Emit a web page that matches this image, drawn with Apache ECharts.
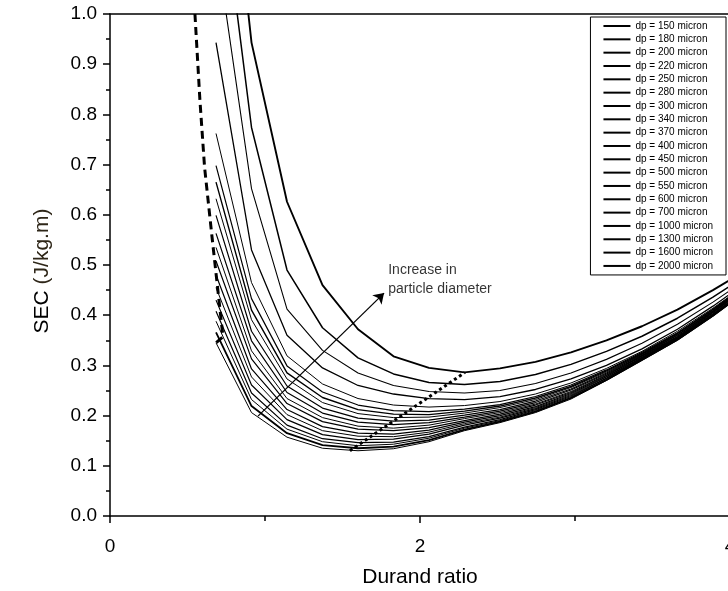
<!DOCTYPE html>
<html>
<head>
<meta charset="utf-8">
<script src="https://cdn.jsdelivr.net/npm/echarts@6/dist/echarts.min.js"></script>
<style>
html,body{margin:0;padding:0;background:#fff;}
#chart{width:728px;height:591px;}
</style>
</head>
<body>
<div id="chart"></div>
<script>
// Durand ratio values at which every curve is evaluated
const durand = [0.684,0.913,1.142,1.371,1.600,1.829,2.058,2.287,2.516,2.745,2.974,3.203,3.432,3.661,3.890,4.119];

const dpNames = ['dp = 150 micron','dp = 180 micron','dp = 200 micron','dp = 220 micron','dp = 250 micron',
  'dp = 280 micron','dp = 300 micron','dp = 340 micron','dp = 370 micron','dp = 400 micron','dp = 450 micron',
  'dp = 500 micron','dp = 550 micron','dp = 600 micron','dp = 700 micron','dp = 1000 micron','dp = 1300 micron',
  'dp = 1600 micron','dp = 2000 micron'];

const sec150  = [0.345,0.206,0.157,0.135,0.130,0.134,0.148,0.170,0.186,0.206,0.233,0.270,0.310,0.350,0.398,0.450];
const sec180  = [0.366,0.219,0.165,0.141,0.135,0.138,0.151,0.172,0.188,0.208,0.235,0.271,0.311,0.351,0.399,0.451];
const sec200  = [0.388,0.232,0.173,0.148,0.140,0.143,0.155,0.175,0.190,0.210,0.236,0.272,0.312,0.352,0.400,0.451];
const sec220  = [0.408,0.245,0.181,0.154,0.146,0.147,0.158,0.177,0.192,0.212,0.238,0.274,0.313,0.353,0.400,0.452];
const sec250  = [0.430,0.261,0.192,0.162,0.152,0.153,0.163,0.181,0.195,0.214,0.240,0.275,0.314,0.354,0.401,0.453];
const sec280  = [0.455,0.277,0.202,0.170,0.159,0.158,0.167,0.184,0.197,0.216,0.242,0.277,0.315,0.355,0.402,0.454];
const sec300  = [0.480,0.293,0.212,0.178,0.165,0.163,0.171,0.187,0.200,0.218,0.244,0.278,0.316,0.356,0.403,0.455];
const sec340  = [0.508,0.313,0.224,0.188,0.173,0.170,0.176,0.190,0.203,0.221,0.246,0.280,0.318,0.357,0.405,0.456];
const sec370  = [0.535,0.329,0.234,0.196,0.179,0.175,0.181,0.194,0.206,0.223,0.248,0.281,0.319,0.358,0.406,0.457];
const sec400  = [0.563,0.349,0.246,0.205,0.187,0.182,0.186,0.197,0.209,0.226,0.251,0.283,0.320,0.360,0.407,0.458];
const sec450  = [0.599,0.368,0.259,0.215,0.195,0.189,0.191,0.201,0.212,0.229,0.253,0.285,0.322,0.361,0.408,0.459];
const sec500  = [0.632,0.391,0.273,0.226,0.204,0.196,0.197,0.205,0.216,0.232,0.256,0.287,0.323,0.363,0.409,0.460];
const sec550  = [0.665,0.410,0.285,0.236,0.212,0.203,0.202,0.209,0.219,0.235,0.258,0.289,0.324,0.364,0.411,0.461];
const sec600  = [0.698,0.433,0.299,0.247,0.221,0.210,0.208,0.213,0.222,0.238,0.261,0.291,0.326,0.365,0.412,0.463];
const sec700  = [0.762,0.465,0.319,0.263,0.234,0.221,0.217,0.220,0.228,0.243,0.265,0.294,0.328,0.368,0.414,0.464];
const sec1000 = [0.943,0.530,0.360,0.295,0.260,0.243,0.234,0.232,0.238,0.252,0.273,0.300,0.333,0.372,0.418,0.468];
const sec1300 = [1.140,0.652,0.412,0.330,0.285,0.260,0.248,0.245,0.250,0.264,0.285,0.312,0.344,0.382,0.426,0.474];
const sec1600 = [1.335,0.774,0.490,0.375,0.315,0.283,0.266,0.262,0.268,0.282,0.302,0.328,0.358,0.394,0.436,0.482];
const sec2000 = [1.590,0.943,0.626,0.460,0.372,0.318,0.295,0.286,0.294,0.307,0.326,0.350,0.378,0.411,0.450,0.492];

// deposition-limit (dashed) and minimum-SEC (dotted) guide lines
const limitX = [0.548,0.580,0.610,0.655,0.703,0.729,0.684];
const limitY = [1.000,0.829,0.695,0.565,0.430,0.357,0.345];
const minX = [1.548,2.290];
const minY = [0.130,0.286];

// annotation arrow and text
const arrowFrom = [0.955,0.199];
const arrowTo = [1.768,0.444];
const noteAt = [1.795,0.471];
const noteText = 'Increase in\nparticle diameter';

const xTicks = [0,2,4];

const allSec = [sec150,sec180,sec200,sec220,sec250,sec280,sec300,sec340,sec370,sec400,sec450,sec500,sec550,sec600,sec700,sec1000,sec1300,sec1600,sec2000];
const widths = [1,1.8,1,1.2,1.2,1,1.2,1.2,1,1.2,1.2,1,1.4,1.2,1,1.3,1.1,1.5,1.9];

const FONT = '"Liberation Sans", Arial, Helvetica, sans-serif';
const zip = (a,b) => a.map((v,i)=>[v,b[i]]);

const series = allSec.map((ys,i)=>({
  name: dpNames[i],
  type: 'line',
  data: zip(durand, ys),
  symbol: 'none',
  showSymbol: false,
  smooth: false,
  lineStyle: {color:'#000', width: widths[i]},
  itemStyle: {color:'#000'},
  z: 3
}));

series.push({
  name: 'limit', type: 'line', data: zip(limitX, limitY), symbol:'none',
  lineStyle:{color:'#000', width:3, type:[8,5]}, z: 4
});
series.push({
  name: 'minimum', type: 'line', data: zip(minX, minY), symbol:'none',
  lineStyle:{color:'#000', width:3, type:[3,3]}, z: 4
});
series.push({
  name: 'note', type: 'scatter', data: [noteAt], symbolSize: 0, silent: true,
  label: {show:true, position:'right', distance:0, formatter: noteText, fontFamily: FONT,
          fontSize:14, lineHeight:19, color:'#000', align:'left'},
  markLine: {
    silent: true, symbol: ['none','arrow'], symbolSize: 10, animation:false,
    label:{show:false},
    lineStyle:{color:'#000', width:1.3, type:'solid'},
    data: [[{coord: arrowFrom},{coord: arrowTo}]]
  },
  z: 5
});

const chart = echarts.init(document.getElementById('chart'), null, {renderer:'canvas'});
const axisLine = {show:true, onZero:false, lineStyle:{color:'#000', width:1.5}};
chart.setOption({
  animation: false,
  backgroundColor: '#fff',
  textStyle: {fontFamily: FONT},
  grid: {left:110, right:-2, top:14, bottom:75, containLabel:false, outerBoundsMode:'none'},
  legend: {
    data: dpNames, orient:'vertical', right:2, top:17,
    itemWidth:27, itemHeight:10, itemGap:3.33, padding:[4,13,4,12],
    borderColor:'#000', borderWidth:1, backgroundColor:'#fff',
    itemStyle:{opacity:0, color:'transparent', borderWidth:0},
    textStyle:{fontSize:10, color:'#000', fontFamily:FONT, lineHeight:10},
    selectedMode:false, z: 10
  },
  xAxis: [{
    type:'value', min:0, max:4, interval:2,
    axisLine: axisLine,
    axisTick:{show:true, inside:false, length:7, lineStyle:{color:'#000', width:1.5}},
    minorTick:{show:true, splitNumber:2, length:5, lineStyle:{color:'#000', width:1.5}},
    splitLine:{show:false}, minorSplitLine:{show:false},
    axisLabel:{margin:21, fontSize:19, color:'#000', fontFamily:FONT,
      formatter: v => xTicks.includes(v) ? String(v) : ''},
    name:'Durand ratio', nameLocation:'middle', nameGap:51,
    nameTextStyle:{fontSize:21, color:'#000', fontFamily:FONT}
  },{
    type:'value', min:0, max:4, position:'top',
    axisLine: axisLine, axisTick:{show:false}, axisLabel:{show:false}, splitLine:{show:false}
  }],
  yAxis: [{
    type:'value', min:0, max:1, interval:0.1,
    axisLine: axisLine,
    axisTick:{show:true, inside:false, length:7, lineStyle:{color:'#000', width:1.5}},
    minorTick:{show:true, splitNumber:2, length:4, lineStyle:{color:'#000', width:1.5}},
    splitLine:{show:false}, minorSplitLine:{show:false},
    axisLabel:{margin:13, fontSize:19, color:'#000', fontFamily:FONT, formatter: v => v.toFixed(1)},
    name:'{a|SEC} {b|(J/kg.m)}', nameLocation:'middle', nameGap:57,
    nameTextStyle:{fontSize:21, color:'#000', fontFamily:FONT, padding:[0,0,0,-12],
      rich:{a:{fontSize:21, color:'#000', fontFamily:FONT}, b:{fontSize:21, color:'#2e2618', fontFamily:FONT}}}
  }],
  series: series
});
</script>
</body>
</html>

═══

__GIVEN TASK__. Restate, line by line and word for word, everything from the top of the material through the line that contains "micron','dp = 2000 micron'];". Leave pictures out.

__SOLUTION FOR THIS PROBLEM__.
Emit a web page that matches this image, drawn with Apache ECharts.
<!DOCTYPE html>
<html>
<head>
<meta charset="utf-8">
<script src="https://cdn.jsdelivr.net/npm/echarts@6/dist/echarts.min.js"></script>
<style>
html,body{margin:0;padding:0;background:#fff;}
#chart{width:728px;height:591px;}
</style>
</head>
<body>
<div id="chart"></div>
<script>
// Durand ratio values at which every curve is evaluated
const durand = [0.684,0.913,1.142,1.371,1.600,1.829,2.058,2.287,2.516,2.745,2.974,3.203,3.432,3.661,3.890,4.119];

const dpNames = ['dp = 150 micron','dp = 180 micron','dp = 200 micron','dp = 220 micron','dp = 250 micron',
  'dp = 280 micron','dp = 300 micron','dp = 340 micron','dp = 370 micron','dp = 400 micron','dp = 450 micron',
  'dp = 500 micron','dp = 550 micron','dp = 600 micron','dp = 700 micron','dp = 1000 micron','dp = 1300 micron',
  'dp = 1600 micron','dp = 2000 micron'];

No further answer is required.